The effect the bike tour had on me was so profound, that very often the ordinary hubbub of life seemed surficial and irrelevant. I want to go back to work, but not at what I was working at before (I was a college instructor). I like the road so much I am thinking of living on the road, perhaps getting my CDL license and truckin' for a living. I have had a lot of time to think about it the last 2 years as I have been a caregiver (along with my sister) for my mom until very recently when she passed peaceably away at the age of 79! So sometime in the next few months I'll get back into the swing of things.

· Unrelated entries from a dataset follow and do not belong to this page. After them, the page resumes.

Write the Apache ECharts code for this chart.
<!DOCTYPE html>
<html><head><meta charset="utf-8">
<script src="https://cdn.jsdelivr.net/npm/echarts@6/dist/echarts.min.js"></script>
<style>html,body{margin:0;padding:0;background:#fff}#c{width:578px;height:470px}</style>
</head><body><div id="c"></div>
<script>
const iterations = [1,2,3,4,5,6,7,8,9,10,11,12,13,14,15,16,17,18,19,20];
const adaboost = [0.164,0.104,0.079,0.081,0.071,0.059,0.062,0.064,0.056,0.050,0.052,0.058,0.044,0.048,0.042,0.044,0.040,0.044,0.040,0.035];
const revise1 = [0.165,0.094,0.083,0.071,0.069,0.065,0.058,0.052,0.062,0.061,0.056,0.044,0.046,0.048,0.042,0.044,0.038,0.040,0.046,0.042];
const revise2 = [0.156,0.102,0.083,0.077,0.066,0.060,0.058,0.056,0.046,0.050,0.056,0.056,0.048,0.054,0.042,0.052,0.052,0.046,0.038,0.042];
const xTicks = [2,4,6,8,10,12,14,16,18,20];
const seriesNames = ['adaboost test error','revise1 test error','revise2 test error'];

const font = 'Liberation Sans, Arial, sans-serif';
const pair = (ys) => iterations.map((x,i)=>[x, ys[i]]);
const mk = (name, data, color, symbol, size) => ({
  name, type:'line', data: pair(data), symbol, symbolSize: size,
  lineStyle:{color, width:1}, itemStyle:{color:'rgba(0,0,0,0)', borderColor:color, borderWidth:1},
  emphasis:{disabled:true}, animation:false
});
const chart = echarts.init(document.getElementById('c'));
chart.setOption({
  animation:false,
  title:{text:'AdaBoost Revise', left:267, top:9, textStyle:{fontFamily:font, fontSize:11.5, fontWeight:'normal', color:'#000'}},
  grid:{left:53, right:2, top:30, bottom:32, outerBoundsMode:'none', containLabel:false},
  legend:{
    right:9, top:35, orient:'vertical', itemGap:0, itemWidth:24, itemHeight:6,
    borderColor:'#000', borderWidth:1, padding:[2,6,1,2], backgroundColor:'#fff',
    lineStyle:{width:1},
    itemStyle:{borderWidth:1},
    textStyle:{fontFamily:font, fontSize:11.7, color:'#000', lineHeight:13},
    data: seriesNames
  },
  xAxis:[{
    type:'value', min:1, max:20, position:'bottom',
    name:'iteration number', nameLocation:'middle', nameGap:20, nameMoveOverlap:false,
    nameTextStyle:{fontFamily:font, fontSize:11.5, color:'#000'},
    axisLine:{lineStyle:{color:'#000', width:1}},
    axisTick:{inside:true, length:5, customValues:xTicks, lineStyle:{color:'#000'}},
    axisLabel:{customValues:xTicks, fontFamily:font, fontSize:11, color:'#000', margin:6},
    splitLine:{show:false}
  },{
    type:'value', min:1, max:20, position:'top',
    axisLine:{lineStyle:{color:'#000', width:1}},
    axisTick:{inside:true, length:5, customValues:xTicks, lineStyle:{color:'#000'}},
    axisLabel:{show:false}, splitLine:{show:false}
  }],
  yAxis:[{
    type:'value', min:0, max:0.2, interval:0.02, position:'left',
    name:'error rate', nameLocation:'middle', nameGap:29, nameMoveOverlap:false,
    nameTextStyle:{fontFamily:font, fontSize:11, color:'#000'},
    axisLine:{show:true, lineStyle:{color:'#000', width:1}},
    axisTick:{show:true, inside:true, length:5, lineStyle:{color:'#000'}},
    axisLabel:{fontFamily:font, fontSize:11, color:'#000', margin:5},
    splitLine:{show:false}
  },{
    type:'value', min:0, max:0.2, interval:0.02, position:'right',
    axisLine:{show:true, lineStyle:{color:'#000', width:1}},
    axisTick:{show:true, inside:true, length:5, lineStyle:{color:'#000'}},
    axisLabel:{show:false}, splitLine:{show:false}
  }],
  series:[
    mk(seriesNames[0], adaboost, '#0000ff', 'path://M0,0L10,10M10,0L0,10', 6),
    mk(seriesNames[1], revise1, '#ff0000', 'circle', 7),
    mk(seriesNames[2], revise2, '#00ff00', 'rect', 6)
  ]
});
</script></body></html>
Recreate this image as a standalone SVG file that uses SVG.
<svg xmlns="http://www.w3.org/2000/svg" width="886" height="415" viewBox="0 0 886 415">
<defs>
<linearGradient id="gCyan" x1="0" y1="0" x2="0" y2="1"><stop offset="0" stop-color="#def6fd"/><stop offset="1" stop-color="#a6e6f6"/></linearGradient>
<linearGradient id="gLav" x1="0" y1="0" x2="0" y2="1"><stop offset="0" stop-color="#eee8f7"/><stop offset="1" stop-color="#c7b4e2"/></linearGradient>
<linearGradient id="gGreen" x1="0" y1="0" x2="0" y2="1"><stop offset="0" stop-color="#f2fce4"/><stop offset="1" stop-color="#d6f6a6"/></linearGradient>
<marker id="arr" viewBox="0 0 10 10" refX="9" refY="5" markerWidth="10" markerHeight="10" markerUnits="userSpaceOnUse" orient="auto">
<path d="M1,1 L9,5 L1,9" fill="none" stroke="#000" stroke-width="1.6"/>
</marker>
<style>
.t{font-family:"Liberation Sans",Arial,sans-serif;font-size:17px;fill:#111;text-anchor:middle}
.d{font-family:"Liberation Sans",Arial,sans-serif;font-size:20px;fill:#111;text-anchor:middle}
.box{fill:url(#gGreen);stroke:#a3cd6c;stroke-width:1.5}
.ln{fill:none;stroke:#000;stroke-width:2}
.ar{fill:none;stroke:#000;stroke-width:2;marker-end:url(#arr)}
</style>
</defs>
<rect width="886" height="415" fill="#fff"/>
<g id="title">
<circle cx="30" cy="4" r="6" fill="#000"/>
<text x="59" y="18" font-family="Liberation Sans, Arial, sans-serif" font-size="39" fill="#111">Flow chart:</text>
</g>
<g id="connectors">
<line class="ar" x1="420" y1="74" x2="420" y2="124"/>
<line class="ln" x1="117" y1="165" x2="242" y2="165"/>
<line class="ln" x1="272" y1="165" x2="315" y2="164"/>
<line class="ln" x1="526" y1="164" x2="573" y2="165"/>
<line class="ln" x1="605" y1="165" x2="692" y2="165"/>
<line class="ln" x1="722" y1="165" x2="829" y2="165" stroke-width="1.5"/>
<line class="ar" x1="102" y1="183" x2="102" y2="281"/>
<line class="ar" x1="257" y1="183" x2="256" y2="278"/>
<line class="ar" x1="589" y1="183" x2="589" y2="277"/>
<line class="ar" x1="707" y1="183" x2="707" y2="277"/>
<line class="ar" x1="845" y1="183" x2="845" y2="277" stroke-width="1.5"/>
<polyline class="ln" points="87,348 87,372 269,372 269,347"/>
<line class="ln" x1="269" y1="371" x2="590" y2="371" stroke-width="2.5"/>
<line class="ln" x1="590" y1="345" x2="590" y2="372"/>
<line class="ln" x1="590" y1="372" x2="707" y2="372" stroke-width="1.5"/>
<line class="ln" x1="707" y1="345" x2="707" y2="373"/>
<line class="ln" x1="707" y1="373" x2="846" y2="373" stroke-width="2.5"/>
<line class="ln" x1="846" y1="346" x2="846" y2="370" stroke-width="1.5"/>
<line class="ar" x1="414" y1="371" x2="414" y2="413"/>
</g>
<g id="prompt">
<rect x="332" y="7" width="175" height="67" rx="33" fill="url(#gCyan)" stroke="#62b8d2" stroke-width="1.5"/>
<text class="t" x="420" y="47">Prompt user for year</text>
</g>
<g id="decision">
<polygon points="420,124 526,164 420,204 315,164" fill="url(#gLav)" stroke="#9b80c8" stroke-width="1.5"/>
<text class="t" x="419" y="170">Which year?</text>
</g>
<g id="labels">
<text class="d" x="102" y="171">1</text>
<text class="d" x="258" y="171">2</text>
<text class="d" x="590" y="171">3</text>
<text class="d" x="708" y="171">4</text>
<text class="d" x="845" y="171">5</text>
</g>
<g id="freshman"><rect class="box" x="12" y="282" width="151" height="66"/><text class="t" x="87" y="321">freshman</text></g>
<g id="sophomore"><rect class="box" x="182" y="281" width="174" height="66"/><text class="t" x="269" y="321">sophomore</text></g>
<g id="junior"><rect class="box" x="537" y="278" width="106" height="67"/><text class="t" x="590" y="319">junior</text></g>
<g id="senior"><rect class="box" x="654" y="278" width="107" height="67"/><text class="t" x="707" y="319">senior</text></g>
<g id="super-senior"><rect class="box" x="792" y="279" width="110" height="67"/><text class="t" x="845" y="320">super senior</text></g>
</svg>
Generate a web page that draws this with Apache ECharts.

The 'swing of things' might just be a permanent world tour. :)

roughstuff

Disaster Monkey
11-11-04, 01:51 PM
I left my job as a computer programmer to take a 4 month tour in a camper van. When I came back, they would have had me back, but I just didn't want to. I ended up working as a customer service drone for about a year, and now I'm an armoured car guard. If I took off on a tour for 6+ months now, I can't even guess what I'd end up doing when I got back!

Change is good.

petermi
11-11-04, 03:24 PM
Roughstuff,

I cut short a long trip in Europe to take care of, in my case, my aging father. I can’t think of two more diametrically opposed ways to spend your time.

1. Totally free to decide on a daily basis your direction, both physically and spiritually. Every day meeting new people and seeing interesting sights.

2. Restricted, even if by choice, to a single place and spending each day within the same social circle.

I wish you well and hope you find time to whoop it up a little and take care of your self.